WHAT TO WORK ON: Your task is to repeat the lines below exactly, excluding any pictures they contain.

MATERIAL:
——
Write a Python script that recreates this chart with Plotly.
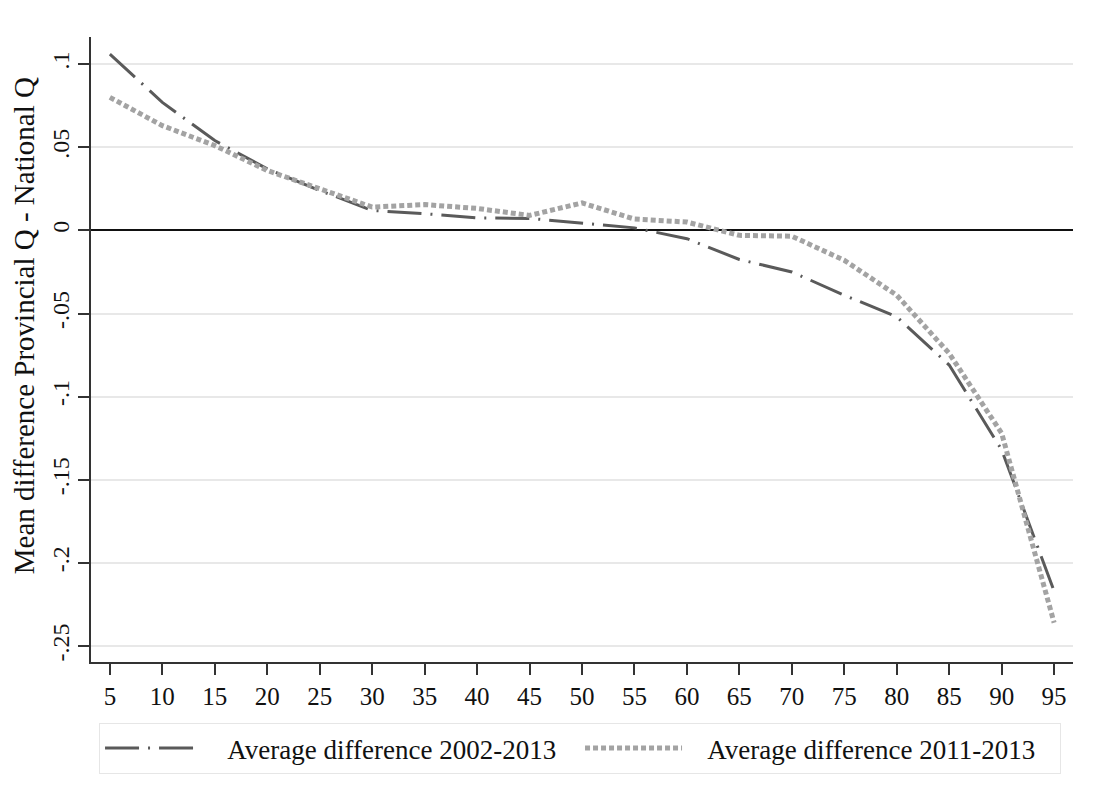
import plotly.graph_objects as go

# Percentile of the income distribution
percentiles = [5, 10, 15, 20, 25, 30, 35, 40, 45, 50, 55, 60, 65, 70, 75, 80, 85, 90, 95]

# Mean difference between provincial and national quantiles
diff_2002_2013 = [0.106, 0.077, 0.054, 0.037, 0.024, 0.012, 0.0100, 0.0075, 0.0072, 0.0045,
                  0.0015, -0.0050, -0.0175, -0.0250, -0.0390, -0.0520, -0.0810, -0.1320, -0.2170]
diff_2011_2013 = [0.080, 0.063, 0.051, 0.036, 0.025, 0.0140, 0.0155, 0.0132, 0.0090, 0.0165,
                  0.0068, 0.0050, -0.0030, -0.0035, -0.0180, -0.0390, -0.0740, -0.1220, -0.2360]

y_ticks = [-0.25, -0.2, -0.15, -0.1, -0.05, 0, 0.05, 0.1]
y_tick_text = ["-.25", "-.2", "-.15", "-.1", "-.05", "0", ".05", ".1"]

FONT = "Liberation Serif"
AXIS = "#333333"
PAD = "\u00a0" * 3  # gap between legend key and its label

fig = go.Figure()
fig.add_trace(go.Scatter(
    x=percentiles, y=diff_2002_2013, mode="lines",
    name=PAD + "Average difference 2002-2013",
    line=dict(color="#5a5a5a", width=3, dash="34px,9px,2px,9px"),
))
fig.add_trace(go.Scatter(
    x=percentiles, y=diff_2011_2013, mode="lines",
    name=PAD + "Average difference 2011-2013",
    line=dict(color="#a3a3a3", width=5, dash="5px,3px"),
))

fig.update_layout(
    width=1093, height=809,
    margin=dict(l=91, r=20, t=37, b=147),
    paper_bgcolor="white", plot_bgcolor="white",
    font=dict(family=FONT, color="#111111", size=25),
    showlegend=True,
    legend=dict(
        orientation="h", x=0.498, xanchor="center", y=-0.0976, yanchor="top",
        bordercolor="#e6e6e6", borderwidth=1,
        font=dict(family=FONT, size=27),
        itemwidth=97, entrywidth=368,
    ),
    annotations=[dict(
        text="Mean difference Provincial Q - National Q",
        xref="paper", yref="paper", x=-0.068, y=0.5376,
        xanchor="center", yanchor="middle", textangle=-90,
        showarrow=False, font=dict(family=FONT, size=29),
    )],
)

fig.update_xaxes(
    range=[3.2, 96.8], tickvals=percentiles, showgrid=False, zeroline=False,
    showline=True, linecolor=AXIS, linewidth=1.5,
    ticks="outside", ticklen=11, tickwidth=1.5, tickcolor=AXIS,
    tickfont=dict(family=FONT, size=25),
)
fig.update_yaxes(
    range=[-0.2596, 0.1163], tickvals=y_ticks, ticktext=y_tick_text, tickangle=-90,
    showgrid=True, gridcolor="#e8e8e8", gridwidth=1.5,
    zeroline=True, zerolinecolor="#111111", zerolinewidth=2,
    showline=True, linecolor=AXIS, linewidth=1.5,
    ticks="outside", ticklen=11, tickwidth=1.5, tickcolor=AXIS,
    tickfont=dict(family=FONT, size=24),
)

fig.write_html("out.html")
——
WRITTEN ANSWER:
Write a Python script that recreates this chart with Plotly.
import plotly.graph_objects as go

# Percentile of the income distribution
percentiles = [5, 10, 15, 20, 25, 30, 35, 40, 45, 50, 55, 60, 65, 70, 75, 80, 85, 90, 95]

# Mean difference between provincial and national quantiles
diff_2002_2013 = [0.106, 0.077, 0.054, 0.037, 0.024, 0.012, 0.0100, 0.0075, 0.0072, 0.0045,
                  0.0015, -0.0050, -0.0175, -0.0250, -0.0390, -0.0520, -0.0810, -0.1320, -0.2170]
diff_2011_2013 = [0.080, 0.063, 0.051, 0.036, 0.025, 0.0140, 0.0155, 0.0132, 0.0090, 0.0165,
                  0.0068, 0.0050, -0.0030, -0.0035, -0.0180, -0.0390, -0.0740, -0.1220, -0.2360]

y_ticks = [-0.25, -0.2, -0.15, -0.1, -0.05, 0, 0.05, 0.1]
y_tick_text = ["-.25", "-.2", "-.15", "-.1", "-.05", "0", ".05", ".1"]

FONT = "Liberation Serif"
AXIS = "#333333"
PAD = "\u00a0" * 3  # gap between legend key and its label

fig = go.Figure()
fig.add_trace(go.Scatter(
    x=percentiles, y=diff_2002_2013, mode="lines",
    name=PAD + "Average difference 2002-2013",
    line=dict(color="#5a5a5a", width=3, dash="34px,9px,2px,9px"),
))
fig.add_trace(go.Scatter(
    x=percentiles, y=diff_2011_2013, mode="lines",
    name=PAD + "Average difference 2011-2013",
    line=dict(color="#a3a3a3", width=5, dash="5px,3px"),
))

fig.update_layout(
    width=1093, height=809,
    margin=dict(l=91, r=20, t=37, b=147),
    paper_bgcolor="white", plot_bgcolor="white",
    font=dict(family=FONT, color="#111111", size=25),
    showlegend=True,
    legend=dict(
        orientation="h", x=0.498, xanchor="center", y=-0.0976, yanchor="top",
        bordercolor="#e6e6e6", borderwidth=1,
        font=dict(family=FONT, size=27),
        itemwidth=97, entrywidth=368,
    ),
    annotations=[dict(
        text="Mean difference Provincial Q - National Q",
        xref="paper", yref="paper", x=-0.068, y=0.5376,
        xanchor="center", yanchor="middle", textangle=-90,
        showarrow=False, font=dict(family=FONT, size=29),
    )],
)

fig.update_xaxes(
    range=[3.2, 96.8], tickvals=percentiles, showgrid=False, zeroline=False,
    showline=True, linecolor=AXIS, linewidth=1.5,
    ticks="outside", ticklen=11, tickwidth=1.5, tickcolor=AXIS,
    tickfont=dict(family=FONT, size=25),
)
fig.update_yaxes(
    range=[-0.2596, 0.1163], tickvals=y_ticks, ticktext=y_tick_text, tickangle=-90,
    showgrid=True, gridcolor="#e8e8e8", gridwidth=1.5,
    zeroline=True, zerolinecolor="#111111", zerolinewidth=2,
    showline=True, linecolor=AXIS, linewidth=1.5,
    ticks="outside", ticklen=11, tickwidth=1.5, tickcolor=AXIS,
    tickfont=dict(family=FONT, size=24),
)

fig.write_html("out.html")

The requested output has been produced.